Vorliegend ist vom Finanzgericht in der Sache überhaupt nicht entschieden worden, sondern lediglich nach übereinstimmender Erledigungserklärung die Kostenverteilung vorgenommen worden. Eine solche Kostenverteilung stellt keine Entscheidung im Sinne der Nr. 3104 Abs. 1 Nr. 1 VV-RVG dar. Ebenso wenig ist von den Beteiligten vorliegend ein schriftlicher Vergleich geschlossen worden, ganz abgesehen davon, dass Vergleiche in Abgabenangelegenheiten bekanntermaßen unzulässig sind.

b) Für die von den Prozessbevollmächtigten der Erinnerungsgegnerin weiter verfolgte analoge Anwendung der Nr. 3104 Abs. 1 Nr. 3 VV-RVG ist kein Raum. Die dort geregelte Situation, dass ein Verfahren vor dem Sozialgericht nach angenommenem Anerkenntnis ohne mündliche Verhandlung endet, ist keiner analogen Übertragung auf das Finanzgericht fähig. Einer solchen Analogie steht entgegen, dass es an der hierfür nach allgemeiner Rechtslehre erforderlichen Lücke in der Rechtslage fehlt. Vielmehr hat der Gesetzgeber, indem er die Annahme eines Anerkenntnis vor dem Sozialgericht zum Tatbestandsmerkmal gemacht hat, zugleich ausdrücklich entschieden, dass die Annahme von Anerkenntnissen vor anderen Gerichten (abgesehen von dem Fall des § 307 ZPO, der bereits in der Nr. 1 der genannten Vorschrift aufgegriffen wird) nicht in Betracht kommt. Dies ist umso nachdrücklicher festzuhalten, als in Nr. 3 eben gerade Fragen öffentlich-rechtlicher Verfahrensarten - nämlich des Sozialgerichtsverfahrens - in Ergänzung der in Nr. 1 für das Zivilprozessrecht und den dort geltenden § 307 ZPO getroffenen Regelung angesprochen werden. Umso mehr hätte der Gesetzgeber Anlass gehabt, auch das allgemeine Verwaltungsgericht bzw. das Finanzgericht zu erwähnen, wenn er nicht nur vor dem Sozialgericht, sondern auch vor einer dieser Gerichtsbarkeiten angenommene Anerkenntnisse zum Anknüpfungspunkt für die Zuerkennung einer Terminsgebühr hätte machen wollen.
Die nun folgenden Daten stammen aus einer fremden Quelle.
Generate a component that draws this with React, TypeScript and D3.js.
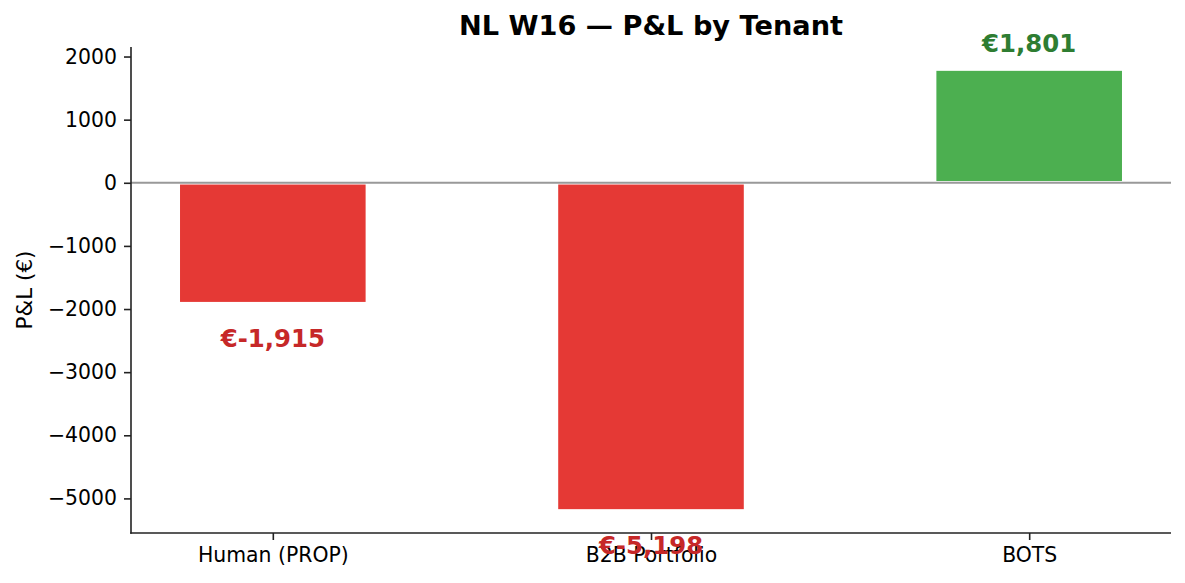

c) Die Terminsgebühr steht der Erinnerungsführerin für ihre Prozessbevollmächtigten schließlich auch nicht nach Nr. 3202 Abs. 2 VV-RVG zu. Denn vorliegend ist - wie bereits erwähnt - keinerlei Sachentscheidung vom Finanzgericht getroffen worden; insbesondere auch nicht durch Gerichtsbescheid des Berichterstatters oder Vorsitzenden nach § 79a Abs. 2 FGO, durch Gerichtsbescheid des Einzelrichters oder des Senats (§ 90a FGO) oder durch Verfahren nach billigem Ermessen im Sinne des § 94a FGO bei einem - hier ohnehin überschrittenen - Streitwert von höchstens 500 EUR. Auch insoweit fehlt es angesichts der ausdrücklichen gesetzlichen Umschreibung der Gebührentatbestände an den Voraussetzungen jeglicher denkbaren erweiternden Analogie.

V. Das Verfahren ist gerichtsgebührenfrei, da das Gerichtskostengesetz hierfür keinen Gebührentatbestand vorsieht.

Die Entscheidung über die Kosten beruht auf § 135 Abs. 1 FGO.